We're a ten‑year‑old SaaS company that started in a cramped garage in Raymore, Missouri and has since grown into a 200‑person organization serving more than 15,000 small‑business customers across North America. Our product – a real‑time inventory‑visibility platform – lives in the cloud, and the decisions our customers make every day depend on the predictions we generate. That's why we're looking for a senior‑level Remote Data Scientist who can take ownership of the end‑to‑end machine‑learning pipeline, from raw data ingestion to production‑grade model monitoring. The role is remote, but the team still meets once a week on a video call that we all jokingly call "the coffee‑break stand‑up."

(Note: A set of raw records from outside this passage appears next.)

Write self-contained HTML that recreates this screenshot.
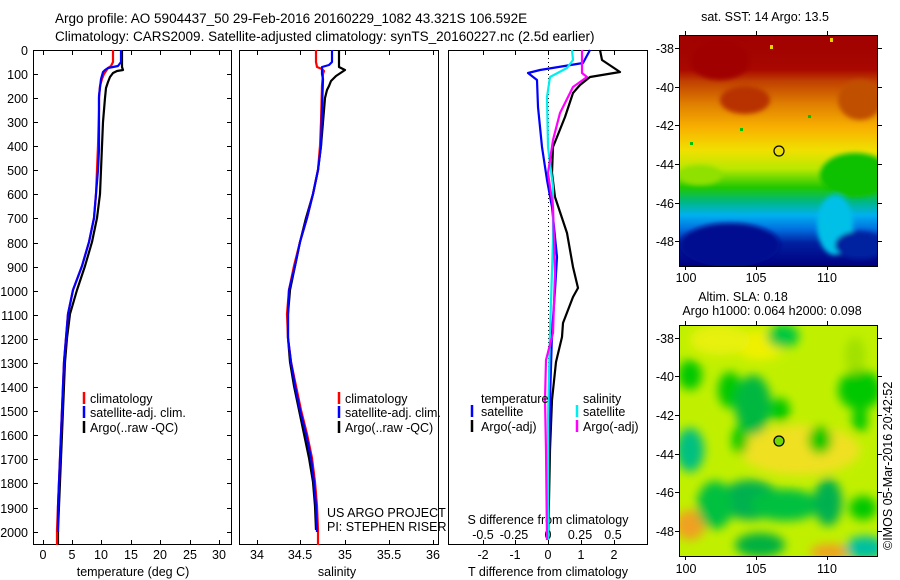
<!DOCTYPE html>
<html><head><meta charset="utf-8"><style>
body{margin:0;background:#fff;overflow:hidden;}
svg{display:block;font-family:"Liberation Sans",sans-serif;}
</style></head><body>
<svg width="900" height="580" viewBox="0 0 900 580" xmlns="http://www.w3.org/2000/svg">
<defs>
<linearGradient id="sst" x1="0" y1="35" x2="0" y2="266" gradientUnits="userSpaceOnUse">
<stop offset="0" stop-color="#a00000"/>
<stop offset="0.15" stop-color="#a80800"/>
<stop offset="0.2" stop-color="#c04000"/>
<stop offset="0.3" stop-color="#e08000"/>
<stop offset="0.4" stop-color="#f8b000"/>
<stop offset="0.5" stop-color="#f0e000"/>
<stop offset="0.58" stop-color="#b8e800"/>
<stop offset="0.66" stop-color="#20c800"/>
<stop offset="0.72" stop-color="#00b880"/>
<stop offset="0.78" stop-color="#00b0f0"/>
<stop offset="0.84" stop-color="#0070e0"/>
<stop offset="0.9" stop-color="#0020a0"/>
<stop offset="1" stop-color="#000080"/>
</linearGradient>
<filter id="bl"><feGaussianBlur stdDeviation="5"/></filter>
<filter id="bl2"><feGaussianBlur stdDeviation="2.5"/></filter>
<clipPath id="c1"><rect x="679" y="35" width="199" height="231"/></clipPath>
<clipPath id="c2"><rect x="679" y="325" width="199" height="231"/></clipPath>
</defs>

<g font-size="13.5" fill="#000">
<text x="55" y="23">Argo profile: AO 5904437_50 29-Feb-2016 20160229_1082 43.321S 106.592E</text>
<text x="55" y="41">Climatology: CARS2009. Satellite-adjusted climatology: synTS_20160227.nc (2.5d earlier)</text>
</g>

<g font-size="12.5" text-anchor="end">
<text x="28" y="55">0</text><text x="28" y="79">100</text><text x="28" y="103">200</text><text x="28" y="127">300</text><text x="28" y="151">400</text><text x="28" y="175">500</text><text x="28" y="199">600</text><text x="28" y="223">700</text><text x="28" y="248">800</text><text x="28" y="272">900</text><text x="28" y="296">1000</text><text x="28" y="320">1100</text><text x="28" y="344">1200</text><text x="28" y="368">1300</text><text x="28" y="392">1400</text><text x="28" y="416">1500</text><text x="28" y="440">1600</text><text x="28" y="464">1700</text><text x="28" y="488">1800</text><text x="28" y="513">1900</text><text x="28" y="537">2000</text>
</g>

<g fill="none" stroke="#000" stroke-width="1">
<rect x="33.5" y="50.5" width="198" height="494"/>
<rect x="239.5" y="50.5" width="199" height="494"/>
<rect x="448.5" y="50.5" width="199" height="494"/>
</g>
<g stroke="#000" stroke-width="1">
<path d="M33 74.5h5M33 98.5h5M33 122.5h5M33 146.5h5M33 170.5h5M33 194.5h5M33 218.5h5M33 243.5h5M33 267.5h5M33 291.5h5M33 315.5h5M33 339.5h5M33 363.5h5M33 387.5h5M33 411.5h5M33 435.5h5M33 459.5h5M33 483.5h5M33 508.5h5M33 532.5h5"/>
<path d="M232 74.5h-5M232 98.5h-5M232 122.5h-5M232 146.5h-5M232 170.5h-5M232 194.5h-5M232 218.5h-5M232 243.5h-5M232 267.5h-5M232 291.5h-5M232 315.5h-5M232 339.5h-5M232 363.5h-5M232 387.5h-5M232 411.5h-5M232 435.5h-5M232 459.5h-5M232 483.5h-5M232 508.5h-5M232 532.5h-5"/>
<path d="M43.5 50v5M72.5 50v5M101.5 50v5M131.5 50v5M160.5 50v5M190.5 50v5M219.5 50v5M43.5 545v-5M72.5 545v-5M101.5 545v-5M131.5 545v-5M160.5 545v-5M190.5 545v-5M219.5 545v-5"/>
<path d="M257.5 50v5M300.5 50v5M345.5 50v5M389.5 50v5M433.5 50v5M257.5 545v-5M300.5 545v-5M345.5 545v-5M389.5 545v-5M433.5 545v-5"/>
<path d="M483.5 50v5M515.5 50v5M548.5 50v5M581.5 50v5M614.5 50v5M483.5 545v-5M515.5 545v-5M548.5 545v-5M581.5 545v-5M614.5 545v-5"/>
</g>
<g font-size="12.5" text-anchor="middle">
<text x="43" y="559">0</text><text x="72" y="559">5</text><text x="101" y="559">10</text><text x="131" y="559">15</text><text x="160" y="559">20</text><text x="190" y="559">25</text><text x="219" y="559">30</text>
<text x="133" y="576">temperature (deg C)</text>
<text x="257" y="559">34</text><text x="300" y="559">34.5</text><text x="345" y="559">35</text><text x="389" y="559">35.5</text><text x="433" y="559">36</text>
<text x="337" y="576">salinity</text>
<text x="483" y="559">-2</text><text x="515" y="559">-1</text><text x="548" y="559">0</text><text x="581" y="559">1</text><text x="614" y="559">2</text>
<text x="548" y="576">T difference from climatology</text>
<text x="548" y="524">S difference from climatology</text>
<text x="483" y="539">-0.5</text><text x="514" y="539">-0.25</text><text x="548" y="539">0</text><text x="580" y="539">0.25</text><text x="613" y="539">0.5</text>
</g>

<!-- panel 1 profiles -->
<g fill="none" stroke-width="2.2" stroke-linejoin="round">
<polyline stroke="#000" points="122,50 122,67 123,70 117,71 113,73 110,77 108,82 106,88 105,98 104,110 103,122 102,146 101,170 100,194 97,218 92,242 85,266 77,290 70,314 67,338 65,362 64,386 63,410 62,434 61,458 60,482 59,506 58,530 58,545"/>
<polyline stroke="#f00" points="113,50 113,62 111,66 108,68 106,71 104,74 102,79 100,86 99,98 99,110 98,146 97,170 96,194 94,218 89,242 82,266 73,290 68,314 66,338 64,362 63,386 62,410 61,434 60,458 59,482 58,506 57,530 57,545"/>
<polyline stroke="#00f" points="121,50 121,62 118,66 108,68 105,70 103,72 101,79 99,96 99,150 98,170 96,194 94,218 89,242 82,266 73,290 68,314 66,338 64,362 63,386 62,410 61,434 60,458 59,482 58,506 58,532"/>
</g>
<g stroke-width="2.5"><line x1="84" y1="392" x2="84" y2="404" stroke="#f00"/><line x1="84" y1="406" x2="84" y2="418" stroke="#00f"/><line x1="84" y1="421" x2="84" y2="433" stroke="#000"/></g>
<g font-size="12.5"><text x="90" y="403">climatology</text><text x="90" y="417">satellite-adj. clim.</text><text x="90" y="432">Argo(..raw -QC)</text></g>

<!-- panel 2 profiles -->
<g fill="none" stroke-width="2.2" stroke-linejoin="round">
<polyline stroke="#000" points="339,50 339,67 345,70 342,72 336,76 331,81 329,86 327,90 325,98 323,122 321,146 318,170 313,194 306,218 300,242 295,266 290,290 288,314 288,338 290,362 294,386 299,410 304,434 309,458 313,482 315,506 316,530"/>
<polyline stroke="#f00" points="316,50 316,62 317,67 322,69 324,71 323,74 322,86 321,122 320,146 318,170 313,194 307,218 300,242 294,266 289,290 287,314 288,338 291,362 296,386 301,410 307,434 312,458 315,482 317,506 318,530 318,545"/>
<polyline stroke="#00f" points="332,50 332,62 329,65 322,67 322,74 323,79 322,110 321,146 318,170 313,194 307,218 300,242 295,266 289,290 288,314 288,338 291,362 295,386 300,410 306,434 311,458 314,482 316,506 317,532"/>
</g>
<g stroke-width="2.5"><line x1="339" y1="392" x2="339" y2="404" stroke="#f00"/><line x1="339" y1="406" x2="339" y2="418" stroke="#00f"/><line x1="339" y1="421" x2="339" y2="433" stroke="#000"/></g>
<g font-size="12.5"><text x="345" y="403">climatology</text><text x="345" y="417">satellite-adj. clim.</text><text x="345" y="432">Argo(..raw -QC)</text>
<text x="327" y="517">US ARGO PROJECT</text><text x="327" y="531">PI: STEPHEN RISER</text></g>

<!-- panel 3 -->
<line x1="548.5" y1="50" x2="548.5" y2="545" stroke="#000" stroke-dasharray="1,3"/>
<g fill="none" stroke-width="2.2" stroke-linejoin="round">
<polyline stroke="#000" points="600,50 602,60 620,72 590,77 580,85 573,93 565,117 553,147 552,173 555,197 567,233 573,267 578,288 573,297 563,323 562,337 556,362 552,400 550,450 549,500 548,540"/>
<polyline stroke="#00f" points="590,50 583,63 540,70 528,73 537,80 538,107 542,147 547,180 552,207 557,257 555,290 552,333 550,400 549,460 548,540"/>
<polyline stroke="#0ee" points="572,50 573,60 567,68 550,77 547,97 548,147 553,187 553,240 550,333 548,420 548,540"/>
<polyline stroke="#f0f" points="582,50 582,73 587,77 573,87 560,113 553,140 548,173 553,207 555,273 553,333 546,360 545,400 546,450 547,540"/>
</g>
<g stroke-width="2.5"><line x1="472" y1="405" x2="472" y2="417" stroke="#00f"/><line x1="472" y1="420" x2="472" y2="432" stroke="#000"/><line x1="577" y1="405" x2="577" y2="417" stroke="#0ee"/><line x1="577" y1="420" x2="577" y2="432" stroke="#f0f"/></g>
<g font-size="12.5"><text x="481" y="403">temperature</text><text x="481" y="416">satellite</text><text x="481" y="431">Argo(-adj)</text>
<text x="583" y="403">salinity</text><text x="583" y="416">satellite</text><text x="583" y="431">Argo(-adj)</text></g>

<!-- map 1 -->
<g clip-path="url(#c1)">
<rect x="679" y="35" width="199" height="231" fill="url(#sst)"/>
<g filter="url(#bl2)">
<ellipse cx="720" cy="60" rx="30" ry="20" fill="#a00000"/>
<ellipse cx="745" cy="100" rx="25" ry="14" fill="#b83000"/>
<ellipse cx="860" cy="100" rx="22" ry="20" fill="#c05000"/>
<ellipse cx="855" cy="175" rx="35" ry="22" fill="#10c000"/>
<ellipse cx="835" cy="225" rx="18" ry="30" fill="#00c0e8"/>
<ellipse cx="700" cy="175" rx="22" ry="10" fill="#90e000"/>
<ellipse cx="730" cy="245" rx="50" ry="22" fill="#000a90"/>
<ellipse cx="860" cy="245" rx="25" ry="14" fill="#0020a0"/>
</g>
<g fill="#00c000"><rect x="770" y="45" width="3" height="4" fill="#f0d000"/><rect x="830" y="38" width="3" height="4" fill="#f0d000"/><rect x="690" y="142" width="3" height="3"/><rect x="740" y="128" width="3" height="3"/><rect x="808" y="115" width="3" height="3"/></g>
</g>
<rect x="679.5" y="35.5" width="198" height="231" fill="none" stroke="#000"/>
<circle cx="779" cy="151" r="5" fill="none" stroke="#000" stroke-width="1.2"/>
<!-- map 2 -->
<g clip-path="url(#c2)">
<rect x="679" y="325" width="199" height="231" fill="#c0f000"/>
<g filter="url(#bl)">
<ellipse cx="800" cy="450" rx="60" ry="25" fill="#f0e020"/>
<ellipse cx="690" cy="525" rx="15" ry="15" fill="#f0a020"/>
<ellipse cx="830" cy="552" rx="20" ry="8" fill="#f0a020"/>
<ellipse cx="760" cy="345" rx="25" ry="15" fill="#f0f000"/>
<ellipse cx="720" cy="340" rx="30" ry="15" fill="#e8f010"/>
<ellipse cx="783" cy="336" rx="16" ry="12" fill="#00c840"/>
<ellipse cx="730" cy="390" rx="12" ry="18" fill="#00c800"/>
<ellipse cx="690" cy="375" rx="12" ry="15" fill="#00c800"/>
<ellipse cx="753" cy="405" rx="18" ry="30" fill="#00b840"/>
<ellipse cx="780" cy="410" rx="10" ry="12" fill="#00c800"/>
<ellipse cx="690" cy="450" rx="14" ry="22" fill="#00c080"/>
<ellipse cx="740" cy="440" rx="8" ry="14" fill="#00c800"/>
<ellipse cx="860" cy="390" rx="22" ry="20" fill="#00c800"/>
<ellipse cx="820" cy="440" rx="12" ry="14" fill="#00c800"/>
<ellipse cx="860" cy="420" rx="8" ry="12" fill="#00c800"/>
<ellipse cx="750" cy="500" rx="30" ry="20" fill="#00b050"/>
<ellipse cx="785" cy="505" rx="35" ry="16" fill="#00c040"/>
<ellipse cx="715" cy="505" rx="18" ry="24" fill="#00c040"/>
<ellipse cx="828" cy="502" rx="14" ry="24" fill="#00b050"/>
<ellipse cx="863" cy="508" rx="14" ry="12" fill="#00c800"/>
<ellipse cx="760" cy="545" rx="25" ry="12" fill="#00b040"/>
<ellipse cx="865" cy="548" rx="20" ry="12" fill="#00c0a0"/>
<ellipse cx="855" cy="355" rx="10" ry="18" fill="#a0e000"/>
</g>
</g>
<rect x="679.5" y="325.5" width="198" height="231" fill="none" stroke="#000"/>
<circle cx="779" cy="441" r="5" fill="#70d800" stroke="#000" stroke-width="1.2"/>
<g stroke="#000">
<path d="M685.5 31v4M756.5 31v4M827.5 31v4M685.5 266v4M756.5 266v4M827.5 266v4M675 48.5h4M675 87.5h4M675 125.5h4M675 164.5h4M675 203.5h4M675 241.5h4M878 48.5h4M878 87.5h4M878 125.5h4M878 164.5h4M878 203.5h4M878 241.5h4"/>
<path d="M685.5 321v4M756.5 321v4M827.5 321v4M685.5 556v4M756.5 556v4M827.5 556v4M675 338.5h4M675 376.5h4M675 415.5h4M675 454.5h4M675 492.5h4M675 531.5h4M878 338.5h4M878 376.5h4M878 415.5h4M878 454.5h4M878 492.5h4M878 531.5h4"/>
</g>
<g font-size="12.5">
<text x="765" y="21" text-anchor="middle">sat. SST: 14 Argo: 13.5</text>
<g text-anchor="end"><text x="674" y="53">-38</text><text x="674" y="92">-40</text><text x="674" y="130">-42</text><text x="674" y="169">-44</text><text x="674" y="208">-46</text><text x="674" y="246">-48</text>
<text x="674" y="343">-38</text><text x="674" y="381">-40</text><text x="674" y="420">-42</text><text x="674" y="459">-44</text><text x="674" y="497">-46</text><text x="674" y="536">-48</text></g>
<g text-anchor="middle"><text x="686" y="282">100</text><text x="756" y="282">105</text><text x="827" y="282">110</text>
<text x="686" y="573">100</text><text x="756" y="573">105</text><text x="827" y="573">110</text>
<text x="743" y="301">Altim. SLA: 0.18</text><text x="772" y="315">Argo h1000: 0.064 h2000: 0.098</text></g>
<text transform="translate(892,550) rotate(-90)">©IMOS 05-Mar-2016 20:42:52</text>
</g>
</svg>
</body></html>
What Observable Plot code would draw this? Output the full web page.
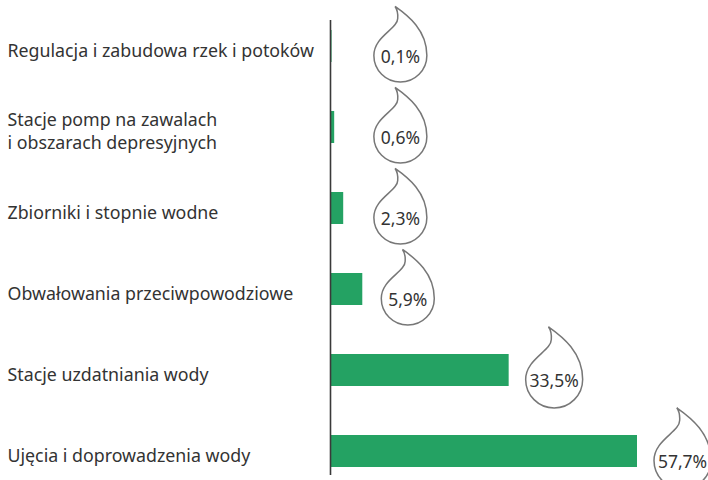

In the last twelve months we added two new data sources: a POS‑stream from a major grocery chain and a fleet of IoT sensors on delivery trucks. Those streams increased our daily data volume by 68 % and opened a new line of business we're calling "Predictive Re‑stock." To turn those streams into actionable insights we need a data scientist who can design, validate, and ship models that run on both AWS and GCP. Our current team of six data engineers and two junior scientists has built a solid feature store, but we lack a senior person who can set technical standards, mentor the junior members, and embed robust governance into the model lifecycle. We've also committed to a new Service Level Agreement (SLA) with a marquee client – 95 % model‑drift detection within 24 hours – and we need your expertise to meet that Talexion.
| Time | Activity |
|---|---|
| 20 % | Data exploration & cleansing – write Jupyter notebooks in Python and R to profile the new POS and sensor data, flag anomalies, and document findings in Confluence. |
| 20 % | Feature engineering – design time‑series features using pandas, dask, and Spark, store them in our Snowflake data warehouse, and push them to the feature store managed by Feast. |
| 20 % | Model development – prototype with scikit‑learn, XGBoost, and TensorFlow; run hyper‑parameter sweeps on Vertex AI (GCP) or Sage‑Maker (AWS). |
| 15 % | Productionization – containerize models with Docker, orchestrate pipelines in Airflow, and deploy to Kubernetes clusters that auto‑scale based on traffic. |
| 15 % | Monitoring & governance – set up Prometheus alerts, Grafana dashboards, and drift detection using Evidently AI; write post‑mortems that feed back into the data catalog. |
| 10 % | Mentorship & collaboration – pair‑program with junior scientists, review pull requests on GitHub, and run fortnightly brown‑bag sessions on emerging ML research. |
Note: All work is done remotely, but we rely on a strong culture of async communication. You'll use Slack for quick questions, Notion for project roadmaps, and our internal wiki for knowledge sharing.
We also keep an eye on MLflow for experiment tracking, DVC for data versioning, and Looker for dashboarding, but the twelve tools above are the daily workhorses.